— BEGIN RECORDS SHOWN —
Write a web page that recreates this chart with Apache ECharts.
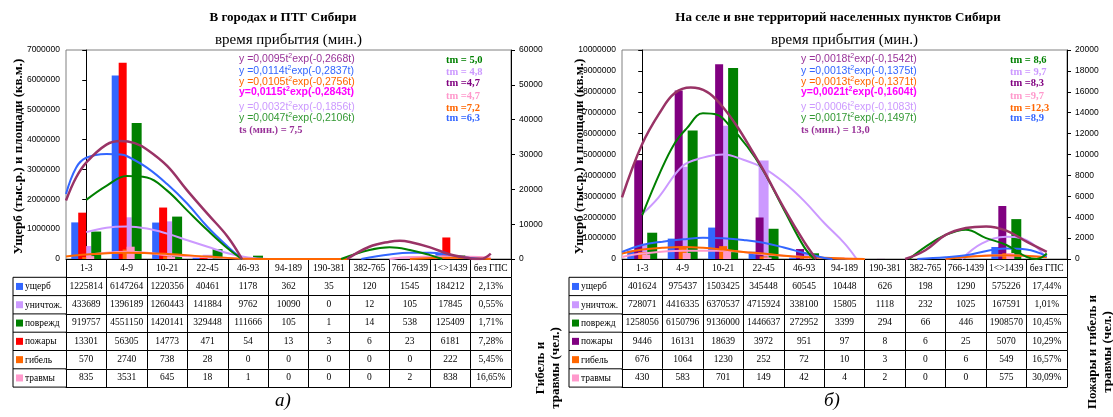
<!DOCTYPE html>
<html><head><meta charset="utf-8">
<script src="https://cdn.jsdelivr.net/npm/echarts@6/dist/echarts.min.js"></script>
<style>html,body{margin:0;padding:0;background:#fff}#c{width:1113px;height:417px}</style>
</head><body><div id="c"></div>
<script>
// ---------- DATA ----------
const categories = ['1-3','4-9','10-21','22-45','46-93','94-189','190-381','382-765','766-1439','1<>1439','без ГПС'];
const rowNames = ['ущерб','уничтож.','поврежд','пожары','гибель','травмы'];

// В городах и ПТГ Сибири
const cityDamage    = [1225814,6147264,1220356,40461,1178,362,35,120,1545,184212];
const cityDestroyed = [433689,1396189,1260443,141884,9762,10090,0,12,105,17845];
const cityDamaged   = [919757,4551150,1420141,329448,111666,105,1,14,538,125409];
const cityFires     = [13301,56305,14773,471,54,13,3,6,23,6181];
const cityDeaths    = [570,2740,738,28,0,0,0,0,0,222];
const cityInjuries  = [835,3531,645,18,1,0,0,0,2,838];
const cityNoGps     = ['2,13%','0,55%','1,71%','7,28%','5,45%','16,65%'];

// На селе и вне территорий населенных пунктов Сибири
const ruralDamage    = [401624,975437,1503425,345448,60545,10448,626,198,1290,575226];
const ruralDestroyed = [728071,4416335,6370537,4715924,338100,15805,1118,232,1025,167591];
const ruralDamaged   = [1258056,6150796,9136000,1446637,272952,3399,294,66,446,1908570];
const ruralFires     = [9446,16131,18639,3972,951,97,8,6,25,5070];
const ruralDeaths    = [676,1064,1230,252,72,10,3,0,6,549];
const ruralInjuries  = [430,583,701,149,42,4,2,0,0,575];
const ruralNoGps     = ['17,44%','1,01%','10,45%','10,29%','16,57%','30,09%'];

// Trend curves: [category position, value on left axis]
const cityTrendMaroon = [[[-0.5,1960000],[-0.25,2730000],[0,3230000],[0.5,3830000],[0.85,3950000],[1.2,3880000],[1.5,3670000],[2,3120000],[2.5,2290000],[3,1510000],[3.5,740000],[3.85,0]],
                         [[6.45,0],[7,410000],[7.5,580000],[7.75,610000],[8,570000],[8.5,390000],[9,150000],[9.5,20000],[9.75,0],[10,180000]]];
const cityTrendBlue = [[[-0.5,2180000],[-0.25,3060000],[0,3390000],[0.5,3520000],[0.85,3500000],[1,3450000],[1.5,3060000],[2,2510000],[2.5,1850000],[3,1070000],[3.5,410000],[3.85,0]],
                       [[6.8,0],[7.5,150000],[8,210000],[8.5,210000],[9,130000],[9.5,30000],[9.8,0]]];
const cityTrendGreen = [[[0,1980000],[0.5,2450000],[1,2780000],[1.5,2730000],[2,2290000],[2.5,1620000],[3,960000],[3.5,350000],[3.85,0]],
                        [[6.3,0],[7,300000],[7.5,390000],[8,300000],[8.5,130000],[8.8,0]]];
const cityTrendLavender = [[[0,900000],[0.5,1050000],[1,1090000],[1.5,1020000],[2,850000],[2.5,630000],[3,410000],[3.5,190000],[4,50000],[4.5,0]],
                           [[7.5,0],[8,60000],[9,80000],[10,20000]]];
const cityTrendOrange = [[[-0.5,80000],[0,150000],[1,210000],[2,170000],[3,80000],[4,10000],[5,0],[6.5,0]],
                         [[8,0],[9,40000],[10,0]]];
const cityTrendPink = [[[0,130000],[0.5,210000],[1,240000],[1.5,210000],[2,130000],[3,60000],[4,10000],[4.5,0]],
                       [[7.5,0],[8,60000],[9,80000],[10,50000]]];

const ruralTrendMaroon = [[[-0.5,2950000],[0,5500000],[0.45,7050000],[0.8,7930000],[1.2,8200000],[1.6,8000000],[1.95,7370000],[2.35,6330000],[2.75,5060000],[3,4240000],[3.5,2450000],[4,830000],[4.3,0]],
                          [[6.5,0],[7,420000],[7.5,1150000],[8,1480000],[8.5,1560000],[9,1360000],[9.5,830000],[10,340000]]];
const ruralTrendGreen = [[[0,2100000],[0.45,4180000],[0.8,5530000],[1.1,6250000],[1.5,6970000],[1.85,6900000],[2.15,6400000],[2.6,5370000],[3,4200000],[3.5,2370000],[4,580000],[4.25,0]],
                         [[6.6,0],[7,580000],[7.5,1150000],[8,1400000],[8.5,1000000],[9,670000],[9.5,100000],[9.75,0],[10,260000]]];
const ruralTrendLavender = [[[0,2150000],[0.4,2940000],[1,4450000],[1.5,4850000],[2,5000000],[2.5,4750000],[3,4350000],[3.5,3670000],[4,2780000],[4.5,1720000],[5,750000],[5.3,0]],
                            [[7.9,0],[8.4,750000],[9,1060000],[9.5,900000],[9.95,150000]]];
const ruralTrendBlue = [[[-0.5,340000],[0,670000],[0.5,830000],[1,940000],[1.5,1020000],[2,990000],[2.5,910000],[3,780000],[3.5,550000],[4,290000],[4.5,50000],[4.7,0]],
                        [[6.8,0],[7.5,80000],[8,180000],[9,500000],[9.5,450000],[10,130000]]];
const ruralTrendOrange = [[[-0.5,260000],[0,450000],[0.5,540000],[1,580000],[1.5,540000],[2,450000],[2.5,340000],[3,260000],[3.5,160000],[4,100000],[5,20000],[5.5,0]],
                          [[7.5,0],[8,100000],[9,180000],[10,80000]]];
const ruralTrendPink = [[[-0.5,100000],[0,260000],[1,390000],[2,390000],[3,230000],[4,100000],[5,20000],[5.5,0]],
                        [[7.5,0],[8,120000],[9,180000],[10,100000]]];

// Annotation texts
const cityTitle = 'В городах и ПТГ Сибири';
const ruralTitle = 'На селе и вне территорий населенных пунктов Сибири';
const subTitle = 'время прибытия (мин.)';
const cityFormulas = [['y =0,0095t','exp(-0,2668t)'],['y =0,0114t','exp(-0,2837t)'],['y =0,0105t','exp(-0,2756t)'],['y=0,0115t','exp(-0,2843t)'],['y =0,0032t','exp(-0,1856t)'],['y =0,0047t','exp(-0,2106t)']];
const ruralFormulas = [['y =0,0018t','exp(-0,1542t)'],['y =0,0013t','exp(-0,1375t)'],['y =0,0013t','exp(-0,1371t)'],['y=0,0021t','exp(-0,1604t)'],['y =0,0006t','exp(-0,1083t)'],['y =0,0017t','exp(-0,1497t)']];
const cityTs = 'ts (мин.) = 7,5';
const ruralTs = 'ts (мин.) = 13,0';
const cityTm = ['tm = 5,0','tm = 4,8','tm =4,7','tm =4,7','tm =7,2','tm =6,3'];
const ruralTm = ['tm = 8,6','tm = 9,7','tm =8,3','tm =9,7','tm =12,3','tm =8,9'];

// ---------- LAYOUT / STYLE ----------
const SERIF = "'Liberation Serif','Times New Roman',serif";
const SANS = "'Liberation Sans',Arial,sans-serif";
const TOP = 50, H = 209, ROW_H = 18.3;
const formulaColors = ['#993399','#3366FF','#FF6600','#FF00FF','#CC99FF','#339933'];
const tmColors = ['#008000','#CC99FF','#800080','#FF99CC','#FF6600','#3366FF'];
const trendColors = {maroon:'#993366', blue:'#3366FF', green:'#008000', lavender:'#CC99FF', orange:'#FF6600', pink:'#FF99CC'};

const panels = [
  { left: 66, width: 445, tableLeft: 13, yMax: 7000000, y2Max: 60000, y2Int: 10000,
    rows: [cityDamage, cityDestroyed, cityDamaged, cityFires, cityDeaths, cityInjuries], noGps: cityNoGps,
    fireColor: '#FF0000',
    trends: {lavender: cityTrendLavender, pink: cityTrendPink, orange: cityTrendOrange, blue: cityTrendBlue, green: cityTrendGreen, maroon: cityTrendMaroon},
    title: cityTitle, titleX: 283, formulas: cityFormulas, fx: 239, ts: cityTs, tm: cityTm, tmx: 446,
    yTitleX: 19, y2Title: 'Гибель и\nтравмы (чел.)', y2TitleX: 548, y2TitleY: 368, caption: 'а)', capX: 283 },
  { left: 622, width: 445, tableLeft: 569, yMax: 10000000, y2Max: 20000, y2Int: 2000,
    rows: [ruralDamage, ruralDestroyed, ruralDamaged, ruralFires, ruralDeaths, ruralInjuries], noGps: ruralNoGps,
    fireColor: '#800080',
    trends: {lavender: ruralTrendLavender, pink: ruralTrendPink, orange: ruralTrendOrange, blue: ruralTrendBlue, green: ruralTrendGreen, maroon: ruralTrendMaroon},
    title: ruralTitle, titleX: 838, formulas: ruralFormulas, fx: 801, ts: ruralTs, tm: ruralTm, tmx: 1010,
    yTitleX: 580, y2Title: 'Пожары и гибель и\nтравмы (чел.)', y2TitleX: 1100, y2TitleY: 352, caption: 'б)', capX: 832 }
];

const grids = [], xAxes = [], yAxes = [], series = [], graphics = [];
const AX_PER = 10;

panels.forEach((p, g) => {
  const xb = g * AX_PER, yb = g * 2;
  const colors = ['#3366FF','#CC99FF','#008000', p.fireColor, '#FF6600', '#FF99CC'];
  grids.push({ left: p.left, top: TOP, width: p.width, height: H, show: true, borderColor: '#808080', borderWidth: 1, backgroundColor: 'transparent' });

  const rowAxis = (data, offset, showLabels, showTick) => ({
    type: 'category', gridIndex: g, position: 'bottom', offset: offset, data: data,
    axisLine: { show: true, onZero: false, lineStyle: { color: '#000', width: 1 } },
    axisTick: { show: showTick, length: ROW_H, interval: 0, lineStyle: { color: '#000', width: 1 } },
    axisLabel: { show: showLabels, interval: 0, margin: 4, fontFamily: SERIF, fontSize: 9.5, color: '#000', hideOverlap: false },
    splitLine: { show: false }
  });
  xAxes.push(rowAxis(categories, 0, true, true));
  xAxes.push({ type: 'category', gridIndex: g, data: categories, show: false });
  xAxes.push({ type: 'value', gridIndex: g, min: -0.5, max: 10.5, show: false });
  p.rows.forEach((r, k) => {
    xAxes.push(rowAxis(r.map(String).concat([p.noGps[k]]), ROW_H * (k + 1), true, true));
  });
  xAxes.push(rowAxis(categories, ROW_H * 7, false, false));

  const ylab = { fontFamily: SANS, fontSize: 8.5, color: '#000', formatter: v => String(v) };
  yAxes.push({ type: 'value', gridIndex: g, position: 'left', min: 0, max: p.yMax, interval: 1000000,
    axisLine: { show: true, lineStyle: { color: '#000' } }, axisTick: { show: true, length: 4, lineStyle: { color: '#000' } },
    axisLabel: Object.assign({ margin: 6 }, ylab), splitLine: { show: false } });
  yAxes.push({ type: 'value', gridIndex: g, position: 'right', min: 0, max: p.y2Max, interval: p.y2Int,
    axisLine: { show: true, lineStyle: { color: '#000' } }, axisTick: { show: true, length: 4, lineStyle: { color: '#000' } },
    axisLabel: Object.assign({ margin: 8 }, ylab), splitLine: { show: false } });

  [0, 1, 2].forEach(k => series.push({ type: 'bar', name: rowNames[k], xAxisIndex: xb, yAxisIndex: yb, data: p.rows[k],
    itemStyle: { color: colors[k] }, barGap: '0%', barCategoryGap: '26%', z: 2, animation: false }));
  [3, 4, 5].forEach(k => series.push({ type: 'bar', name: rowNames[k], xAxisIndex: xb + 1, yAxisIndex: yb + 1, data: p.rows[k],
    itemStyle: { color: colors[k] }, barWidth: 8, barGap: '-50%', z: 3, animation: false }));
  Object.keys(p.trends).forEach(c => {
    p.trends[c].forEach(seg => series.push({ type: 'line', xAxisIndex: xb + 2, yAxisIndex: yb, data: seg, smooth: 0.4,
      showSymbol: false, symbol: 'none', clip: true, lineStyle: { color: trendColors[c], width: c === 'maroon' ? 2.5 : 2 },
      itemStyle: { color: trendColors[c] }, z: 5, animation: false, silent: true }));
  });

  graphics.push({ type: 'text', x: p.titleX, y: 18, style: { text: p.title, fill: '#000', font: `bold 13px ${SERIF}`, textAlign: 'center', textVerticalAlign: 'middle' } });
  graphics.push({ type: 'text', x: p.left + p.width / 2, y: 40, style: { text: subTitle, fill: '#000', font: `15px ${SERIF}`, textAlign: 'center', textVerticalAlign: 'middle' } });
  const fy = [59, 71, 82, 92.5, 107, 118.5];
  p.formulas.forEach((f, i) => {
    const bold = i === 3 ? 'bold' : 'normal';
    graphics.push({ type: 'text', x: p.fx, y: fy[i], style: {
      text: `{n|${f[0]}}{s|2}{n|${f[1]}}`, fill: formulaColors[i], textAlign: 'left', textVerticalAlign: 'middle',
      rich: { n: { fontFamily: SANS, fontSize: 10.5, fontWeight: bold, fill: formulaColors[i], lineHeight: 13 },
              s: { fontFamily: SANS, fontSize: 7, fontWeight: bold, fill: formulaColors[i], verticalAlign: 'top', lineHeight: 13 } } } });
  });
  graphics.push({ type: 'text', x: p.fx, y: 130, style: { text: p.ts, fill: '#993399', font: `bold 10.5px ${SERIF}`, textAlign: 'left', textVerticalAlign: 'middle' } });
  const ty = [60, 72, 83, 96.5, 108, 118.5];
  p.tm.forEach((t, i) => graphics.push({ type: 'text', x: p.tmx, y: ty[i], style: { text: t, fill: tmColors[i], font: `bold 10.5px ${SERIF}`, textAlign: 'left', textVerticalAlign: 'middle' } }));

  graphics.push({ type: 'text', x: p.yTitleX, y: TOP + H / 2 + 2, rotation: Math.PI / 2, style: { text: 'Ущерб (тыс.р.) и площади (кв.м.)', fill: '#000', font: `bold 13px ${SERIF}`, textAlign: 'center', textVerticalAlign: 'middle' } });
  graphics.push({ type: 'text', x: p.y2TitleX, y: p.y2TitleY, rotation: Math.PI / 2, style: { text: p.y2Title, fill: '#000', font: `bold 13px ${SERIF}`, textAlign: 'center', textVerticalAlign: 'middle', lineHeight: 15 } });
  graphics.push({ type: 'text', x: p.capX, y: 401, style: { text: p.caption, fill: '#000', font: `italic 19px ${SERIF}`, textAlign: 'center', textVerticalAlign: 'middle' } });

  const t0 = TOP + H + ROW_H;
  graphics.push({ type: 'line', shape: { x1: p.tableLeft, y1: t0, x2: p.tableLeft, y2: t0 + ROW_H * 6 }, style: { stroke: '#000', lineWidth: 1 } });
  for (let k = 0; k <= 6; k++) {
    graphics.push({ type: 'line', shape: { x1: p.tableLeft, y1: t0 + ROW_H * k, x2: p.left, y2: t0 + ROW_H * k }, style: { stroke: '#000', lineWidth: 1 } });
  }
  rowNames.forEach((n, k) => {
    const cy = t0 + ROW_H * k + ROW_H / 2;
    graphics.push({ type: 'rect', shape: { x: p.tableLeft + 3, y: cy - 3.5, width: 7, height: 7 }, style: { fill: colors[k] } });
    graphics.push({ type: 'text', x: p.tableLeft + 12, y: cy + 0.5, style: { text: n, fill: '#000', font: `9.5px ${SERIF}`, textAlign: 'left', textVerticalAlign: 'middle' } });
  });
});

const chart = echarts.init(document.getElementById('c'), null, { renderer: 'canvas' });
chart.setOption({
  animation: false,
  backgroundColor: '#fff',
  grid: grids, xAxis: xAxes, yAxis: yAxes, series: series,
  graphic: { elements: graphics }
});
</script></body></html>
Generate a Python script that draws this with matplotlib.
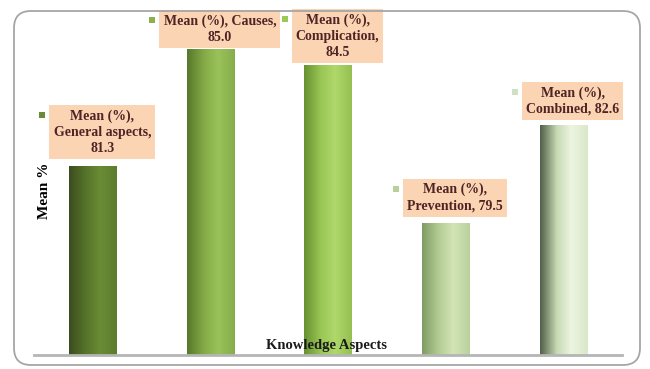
— END RECORDS SHOWN —
* _AIM OF THE EXERCISE_:
Pull out every line of the entries that includes the word "script".

* _TASK SOLUTION_:
<script src="https://cdn.jsdelivr.net/npm/echarts@6/dist/echarts.min.js"></script>
<script>
</script></body></html>
Generate a Python script that draws this with matplotlib.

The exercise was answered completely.